Circumstances of Samsu-iluna's reign
When Hammurabi rose to power in the city of Babylon, he controlled a small region directly around that city, and was surrounded by vastly more powerful opponents on all sides. By the time he died, he had conquered Sumer, Eshnunna, Assyria and Mari making himself master of Mesopotamia. He had also significantly weakened and humiliated Elam and the Gutians.
While defeated, however, these states were not destroyed; if Hammurabi had a plan for welding them to Babylon he did not live long enough to see it through. Within a few years of his death, Elam and Assyria had withdrawn from Babylon's orbit and revolutions had started in all the conquered territories. The task of dealing with these troubles—and others—fell to Samsu-iluna. Though he campaigned tirelessly and seems to have won frequently, the king proved unable to stop the empire's unwinding. Through it all, however, he did manage to keep the core of his kingdom intact, and this allowed the city of Babylon to cement its position in history.
Fragmentation of the Empire
In the 9th year of Samsu-iluna's reign a man calling himself Rim-sin (known in the literature as Rim-sin II, and thought to perhaps be a nephew of the Rim-sin who opposed Hammurabi):48–49 raised a rebellion against Babylonian authority in Larsa which spread to include some 26 cities, among them Uruk, Ur, Isin and Kisurra in the south, and Eshnunna. in the north.

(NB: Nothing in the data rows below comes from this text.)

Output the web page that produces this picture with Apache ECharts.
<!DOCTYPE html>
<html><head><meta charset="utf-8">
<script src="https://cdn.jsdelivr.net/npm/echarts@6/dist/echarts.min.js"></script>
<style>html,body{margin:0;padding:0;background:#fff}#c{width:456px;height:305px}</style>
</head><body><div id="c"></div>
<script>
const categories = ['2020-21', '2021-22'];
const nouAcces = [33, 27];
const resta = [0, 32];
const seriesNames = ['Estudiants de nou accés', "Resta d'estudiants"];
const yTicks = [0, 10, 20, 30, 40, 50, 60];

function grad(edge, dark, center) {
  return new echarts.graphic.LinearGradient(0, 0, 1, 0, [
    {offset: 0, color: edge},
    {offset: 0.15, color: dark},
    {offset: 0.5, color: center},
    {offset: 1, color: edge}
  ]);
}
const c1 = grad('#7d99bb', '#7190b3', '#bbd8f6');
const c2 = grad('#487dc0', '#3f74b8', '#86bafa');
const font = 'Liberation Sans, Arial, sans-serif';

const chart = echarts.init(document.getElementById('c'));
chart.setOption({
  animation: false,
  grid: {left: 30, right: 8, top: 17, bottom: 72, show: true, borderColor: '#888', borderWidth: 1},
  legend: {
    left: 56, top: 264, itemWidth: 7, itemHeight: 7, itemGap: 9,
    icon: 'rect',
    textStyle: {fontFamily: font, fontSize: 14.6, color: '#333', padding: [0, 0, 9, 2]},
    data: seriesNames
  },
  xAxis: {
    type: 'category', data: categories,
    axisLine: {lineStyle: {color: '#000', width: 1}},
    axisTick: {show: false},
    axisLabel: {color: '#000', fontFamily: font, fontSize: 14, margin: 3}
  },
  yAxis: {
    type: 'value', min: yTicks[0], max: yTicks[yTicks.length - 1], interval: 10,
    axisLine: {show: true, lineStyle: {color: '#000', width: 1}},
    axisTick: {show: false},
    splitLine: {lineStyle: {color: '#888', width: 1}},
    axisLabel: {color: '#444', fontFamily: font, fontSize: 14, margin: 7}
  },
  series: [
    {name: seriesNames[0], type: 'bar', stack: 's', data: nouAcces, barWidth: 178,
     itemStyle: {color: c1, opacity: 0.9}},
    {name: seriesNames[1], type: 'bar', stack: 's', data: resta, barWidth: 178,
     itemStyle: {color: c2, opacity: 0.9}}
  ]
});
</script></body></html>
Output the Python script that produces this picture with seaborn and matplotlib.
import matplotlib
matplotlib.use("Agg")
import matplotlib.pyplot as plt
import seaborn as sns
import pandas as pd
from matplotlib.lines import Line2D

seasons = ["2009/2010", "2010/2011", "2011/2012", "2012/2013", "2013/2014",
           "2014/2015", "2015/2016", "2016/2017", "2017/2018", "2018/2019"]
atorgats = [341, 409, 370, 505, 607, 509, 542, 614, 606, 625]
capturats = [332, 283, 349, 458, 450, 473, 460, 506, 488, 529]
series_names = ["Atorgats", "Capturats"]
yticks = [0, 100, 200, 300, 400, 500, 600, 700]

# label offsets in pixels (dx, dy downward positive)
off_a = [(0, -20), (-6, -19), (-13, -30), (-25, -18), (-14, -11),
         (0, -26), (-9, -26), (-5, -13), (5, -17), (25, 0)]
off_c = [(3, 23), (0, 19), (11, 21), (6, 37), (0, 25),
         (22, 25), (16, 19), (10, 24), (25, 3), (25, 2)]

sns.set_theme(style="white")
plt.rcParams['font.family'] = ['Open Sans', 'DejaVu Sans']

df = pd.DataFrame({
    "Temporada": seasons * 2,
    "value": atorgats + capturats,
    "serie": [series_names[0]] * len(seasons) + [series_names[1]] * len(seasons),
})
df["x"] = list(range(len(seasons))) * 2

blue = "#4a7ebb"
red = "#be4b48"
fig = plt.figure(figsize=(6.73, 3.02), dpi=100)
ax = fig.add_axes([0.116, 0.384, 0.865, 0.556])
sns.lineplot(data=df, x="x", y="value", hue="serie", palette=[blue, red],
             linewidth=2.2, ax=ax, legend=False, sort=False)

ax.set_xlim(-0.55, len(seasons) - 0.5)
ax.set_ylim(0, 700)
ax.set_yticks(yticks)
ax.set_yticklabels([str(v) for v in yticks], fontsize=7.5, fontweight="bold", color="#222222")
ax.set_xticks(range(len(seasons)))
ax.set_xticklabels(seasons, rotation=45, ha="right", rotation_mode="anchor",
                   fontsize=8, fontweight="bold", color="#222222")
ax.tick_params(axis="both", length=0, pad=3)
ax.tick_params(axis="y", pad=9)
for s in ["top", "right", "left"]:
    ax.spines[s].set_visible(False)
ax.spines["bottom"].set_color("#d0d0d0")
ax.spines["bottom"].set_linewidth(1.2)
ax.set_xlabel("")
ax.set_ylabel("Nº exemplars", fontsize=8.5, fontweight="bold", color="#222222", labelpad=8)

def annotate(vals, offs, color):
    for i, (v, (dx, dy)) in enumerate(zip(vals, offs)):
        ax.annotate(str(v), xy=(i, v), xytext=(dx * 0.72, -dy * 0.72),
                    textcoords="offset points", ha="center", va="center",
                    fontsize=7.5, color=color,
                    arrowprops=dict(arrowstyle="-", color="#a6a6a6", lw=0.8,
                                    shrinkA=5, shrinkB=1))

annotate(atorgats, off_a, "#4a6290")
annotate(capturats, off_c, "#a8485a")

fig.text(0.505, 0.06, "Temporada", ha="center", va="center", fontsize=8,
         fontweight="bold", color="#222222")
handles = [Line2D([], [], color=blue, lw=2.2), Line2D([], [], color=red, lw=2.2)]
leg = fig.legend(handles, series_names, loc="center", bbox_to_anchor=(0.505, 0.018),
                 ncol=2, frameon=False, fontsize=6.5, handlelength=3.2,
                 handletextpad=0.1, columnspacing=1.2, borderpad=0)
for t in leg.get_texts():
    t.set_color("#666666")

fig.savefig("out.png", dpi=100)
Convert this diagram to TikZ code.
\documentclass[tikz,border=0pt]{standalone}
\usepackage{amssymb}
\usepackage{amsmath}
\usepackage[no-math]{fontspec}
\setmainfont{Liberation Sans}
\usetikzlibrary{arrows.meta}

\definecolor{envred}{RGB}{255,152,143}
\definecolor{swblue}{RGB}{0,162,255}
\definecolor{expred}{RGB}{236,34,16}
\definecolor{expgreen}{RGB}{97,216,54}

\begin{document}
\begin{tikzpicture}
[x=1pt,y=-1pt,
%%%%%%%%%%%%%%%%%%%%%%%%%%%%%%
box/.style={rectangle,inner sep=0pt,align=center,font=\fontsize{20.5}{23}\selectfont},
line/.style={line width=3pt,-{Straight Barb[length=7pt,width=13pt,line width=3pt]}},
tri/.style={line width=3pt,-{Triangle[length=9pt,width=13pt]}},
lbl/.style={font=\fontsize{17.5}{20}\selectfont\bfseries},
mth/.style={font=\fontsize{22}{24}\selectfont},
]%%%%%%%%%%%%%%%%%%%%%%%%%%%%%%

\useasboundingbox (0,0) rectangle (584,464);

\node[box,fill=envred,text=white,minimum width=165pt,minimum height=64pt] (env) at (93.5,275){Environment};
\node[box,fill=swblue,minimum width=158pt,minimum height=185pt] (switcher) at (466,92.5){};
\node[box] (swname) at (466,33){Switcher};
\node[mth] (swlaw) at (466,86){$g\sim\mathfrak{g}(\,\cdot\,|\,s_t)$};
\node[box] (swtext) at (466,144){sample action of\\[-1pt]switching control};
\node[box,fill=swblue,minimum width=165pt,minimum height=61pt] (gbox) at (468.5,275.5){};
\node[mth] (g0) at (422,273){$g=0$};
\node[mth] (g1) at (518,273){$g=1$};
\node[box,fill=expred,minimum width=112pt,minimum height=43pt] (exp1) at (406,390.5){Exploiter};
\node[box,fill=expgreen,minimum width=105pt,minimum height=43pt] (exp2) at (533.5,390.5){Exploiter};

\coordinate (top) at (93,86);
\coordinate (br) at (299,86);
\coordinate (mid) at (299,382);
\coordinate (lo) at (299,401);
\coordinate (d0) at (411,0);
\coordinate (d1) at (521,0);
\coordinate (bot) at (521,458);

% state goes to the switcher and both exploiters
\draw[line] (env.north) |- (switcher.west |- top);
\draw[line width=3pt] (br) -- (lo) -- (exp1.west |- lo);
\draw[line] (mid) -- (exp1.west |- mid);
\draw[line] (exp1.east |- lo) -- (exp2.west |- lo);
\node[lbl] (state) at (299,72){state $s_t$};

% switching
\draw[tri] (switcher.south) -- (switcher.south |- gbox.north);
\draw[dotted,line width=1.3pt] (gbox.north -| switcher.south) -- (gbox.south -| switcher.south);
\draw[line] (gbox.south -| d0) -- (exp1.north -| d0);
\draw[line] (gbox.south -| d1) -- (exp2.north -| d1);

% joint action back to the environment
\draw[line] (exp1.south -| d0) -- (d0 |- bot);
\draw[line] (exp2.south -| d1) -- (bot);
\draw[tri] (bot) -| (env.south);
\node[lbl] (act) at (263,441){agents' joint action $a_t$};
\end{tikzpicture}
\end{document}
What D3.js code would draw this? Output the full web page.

Samsu-iluna seems to have had the upper-hand militarily. Within a year he dealt the coalition a shattering blow which took the northern cities out of the fight.[Note 1] In the aftermath the king of Eshnunna, Iluni, was dragged to Babylon and executed by strangulation. Over the course of the next 4 years, Samsu-iluna's armies tangled with Rim-sin's forces up and down the borderlands between Babylon, Sumer and Elam. Eventually Samsu-iluna attacked Ur, pulled down its walls and put the city to the sack, he then did the same to Uruk, and Isin as well. Finally Larsa itself was defeated and Rim-sin II was killed, thus ending the struggle.